# how to control ph of new concrete fish tank



## mchokkakula (Jun 2, 2011)

Hi, 
i am trying to cycle the new concrete fish tank (which was built one week back), when i tested my tap water it is showing ph as 7.0 (neutral) , after two days when i tested my ph is about 9.5 nitrites and nitrates reading as good . I have read in some of the article that the concrete tank will increase ph in the inital days, and after 7-8 weeks it will be neutral as all the reaction went out and the ph will be neutral. Can some one tell me how can i bring down the ph of the concrete tank to neutral.

"any help regarding this will be appriciated"

regards,
mohan Ch.


----------



## onefish2fish (Jul 22, 2008)

if you continue to use your tap water with the ph of 7 and do water changes i would think eventually the tank will read 7. it may also be of benefit to add alittle vinegar to the tank water, but i would only do so if its running empty. let it go a week or two with the vinegar water and then change out as much of your water as possible. after another week test again and perform another water change with just water. another week, test, water change and see where your at.
or you could coat the concrete in epoxy or a layer of pond foam or something fish safe. 
i have never built a concrete tank, nor have i tried the above methods, they just seem logical to me. hope that helps some and welcome to the forum.


----------



## redchigh (Jan 20, 2010)

I agree with onefish.

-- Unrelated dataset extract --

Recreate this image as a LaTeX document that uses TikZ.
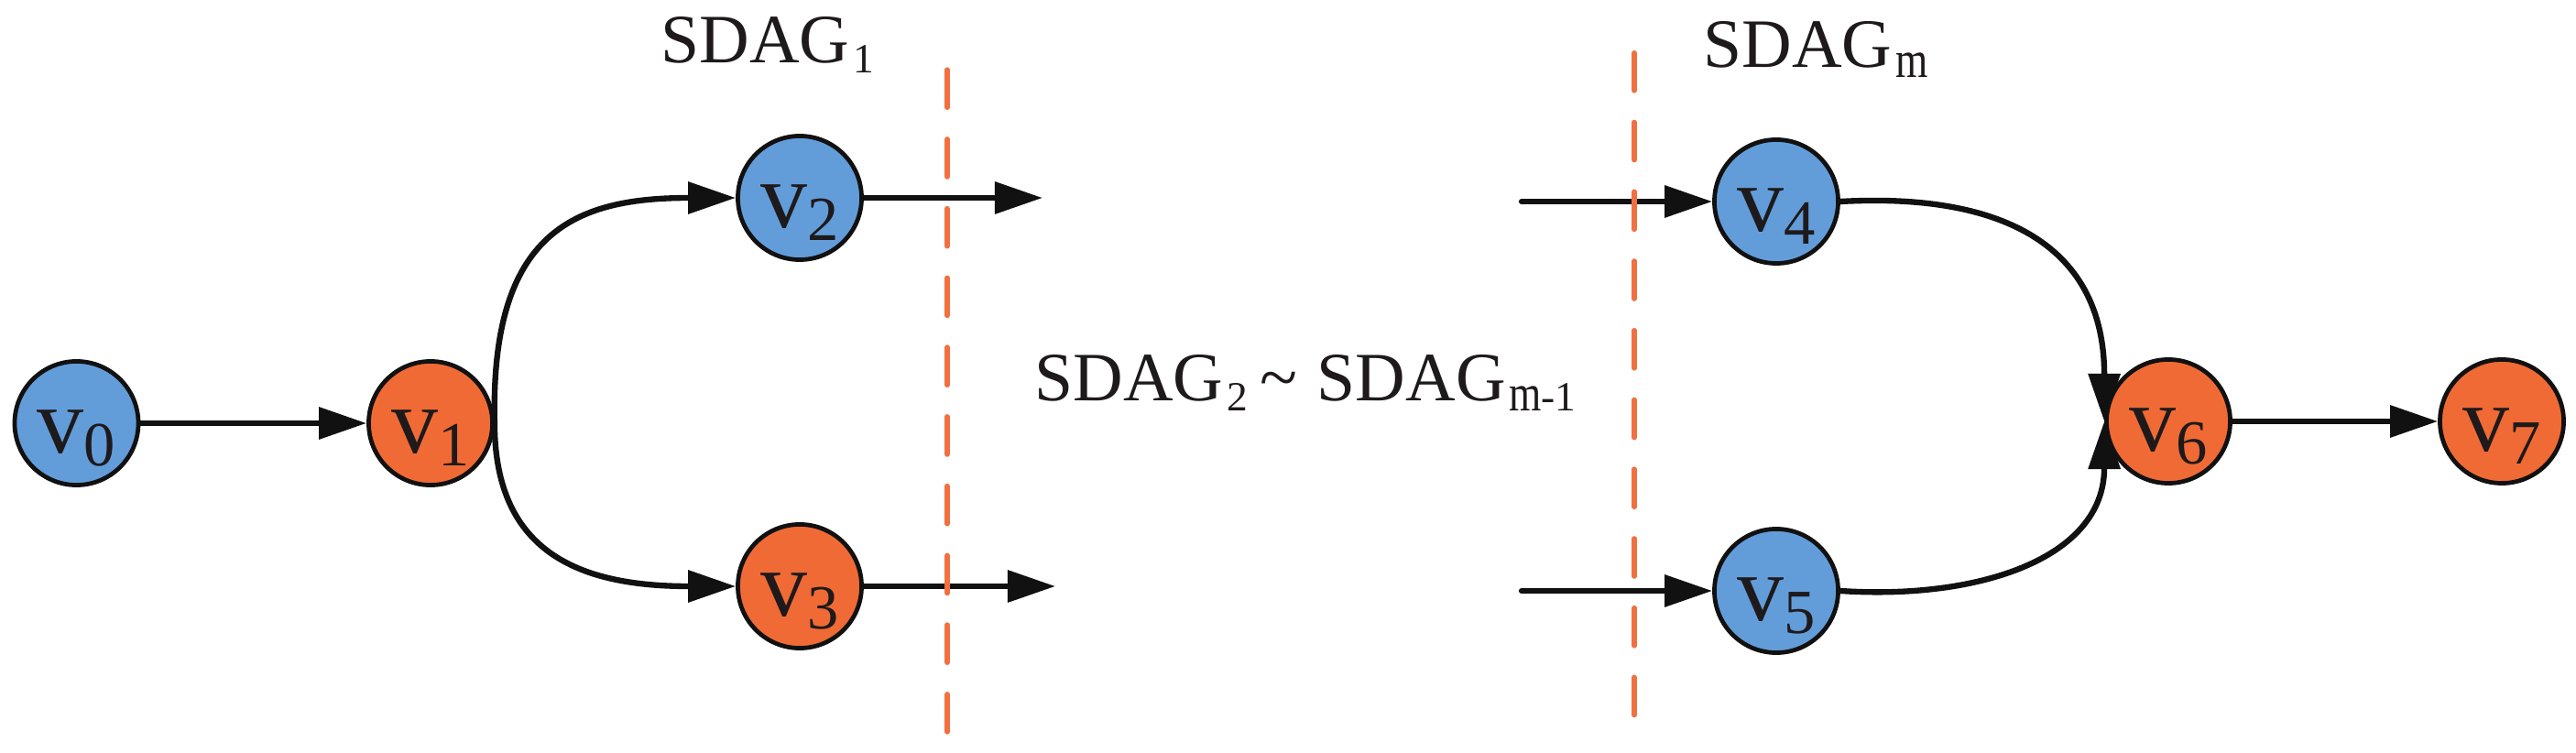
\documentclass[tikz,border=0pt]{standalone}
\usepackage{fontspec}
\usepackage{graphicx}
\setmainfont{Liberation Serif}
\usetikzlibrary{arrows.meta}
\definecolor{nblue}{HTML}{629DDA}
\definecolor{norange}{HTML}{F06A35}
\definecolor{dorange}{HTML}{F07040}
\definecolor{ink}{HTML}{1E1A1B}
\definecolor{lineblack}{HTML}{111111}
\newcommand{\vlab}[1]{{\fontsize{29}{30}\selectfont v}\raisebox{-4pt}{\fontsize{19.5}{20}\selectfont #1}}
\newcommand{\subtxt}[1]{\raisebox{-3.1pt}{\fontsize{12.9}{14}\selectfont #1}}
\newcommand{\mstr}{\scalebox{1}[1.25]{m}}
\newcommand{\slab}[1]{SDAG\kern1pt\subtxt{#1}}
\begin{document}
\begin{tikzpicture}[x=0.01cm,y=0.01cm,
  vert/.style={circle, draw=lineblack, line width=1.35pt, minimum size=1.35cm, inner sep=0pt, text=ink, text height=0.84cm, text depth=0.2cm},
  bluev/.style={vert, fill=nblue},
  orangev/.style={vert, fill=norange},
  edge/.style={draw=lineblack, line width=1.8pt, -{Triangle[length=0.52cm,width=0.34cm]}},
  sep/.style={draw=dorange, line width=1.6pt, line cap=round, dash pattern=on 0.41cm off 0.347cm},
  lab/.style={text=ink, inner sep=0pt, font=\fontsize{21.5}{22}\selectfont, anchor=base west}
]
\fill[white] (0,0) rectangle (2812,-822);
\useasboundingbox (0,0) rectangle (2812,-822);

\node[bluev]   (v0) at (83.5,-462) {\vlab{0}};
\node[orangev] (v1) at (470,-462)  {\vlab{1}};
\node[bluev]   (v2) at (873,-216)  {\vlab{2}};
\node[orangev] (v3) at (873,-640)  {\vlab{3}};
\node[bluev]   (v4) at (1939,-220) {\vlab{4}};
\node[bluev]   (v5) at (1939,-645) {\vlab{5}};
\node[orangev] (v6) at (2367,-460) {\vlab{6}};
\node[orangev] (v7) at (2731,-460) {\vlab{7}};

\node[lab] (l1)   at (721,-68.3)  {\slab{1}};
\node[lab] (lm)   at (1859,-73.3) {\slab{\mstr}};
\node[lab] (lmid) at (1129,-438)  {\slab{2}\kern4pt\textasciitilde\kern6pt\slab{\mstr-1}};

\coordinate (o2) at (1138,-216);
\coordinate (o3) at (1152,-640);
\coordinate (i4) at (1661,-220);
\coordinate (i5) at (1661,-645);

\draw[edge] (v0) -- (v1);
\draw[edge] (v1.east) .. controls +(-5,210) and +(-175,0) .. (v2.west);
\draw[edge] (v1.east) .. controls +(0,-145) and +(-165,0) .. (v3.west);
\draw[edge] (v2.east) -- (o2);
\draw[edge] (v3.east) -- (o3);
\draw[edge, line cap=round] (i4) -- (v4.west);
\draw[edge, line cap=round] (i5) -- (v5.west);
\draw[edge] (v4.east) .. controls +(180,10) and +(0,190) .. (v6.west);
\draw[edge] (v5.east) .. controls +(150,-10) and +(0,-150) .. (v6.west);
\draw[edge] (v6) -- (v7);

\coordinate (d1t) at (1034,-76.2);
\coordinate (d1b) at (1034,-802);
\coordinate (d2t) at (1784,-57.8);
\coordinate (d2b) at (1784,-784);
\draw[sep] (d1t) -- (d1b);
\draw[sep] (d2t) -- (d2b);
\end{tikzpicture}
\end{document}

If there's fish in it, you're pretty much up the creek without a paddle..
You could try one of those 'water softener pillows' if you already added fish.

If you don't have fish yet, then empty it and do one of the ideas onefish mentioned. (Or paint the inside with special paint made for the inside of water resevoirs)


----------



## AbbeysDad (Mar 28, 2011)

+2 - This sounds like a job for an internal coating perhaps epoxy or fiberglass or a ton of water changes before pH is controllable.


----------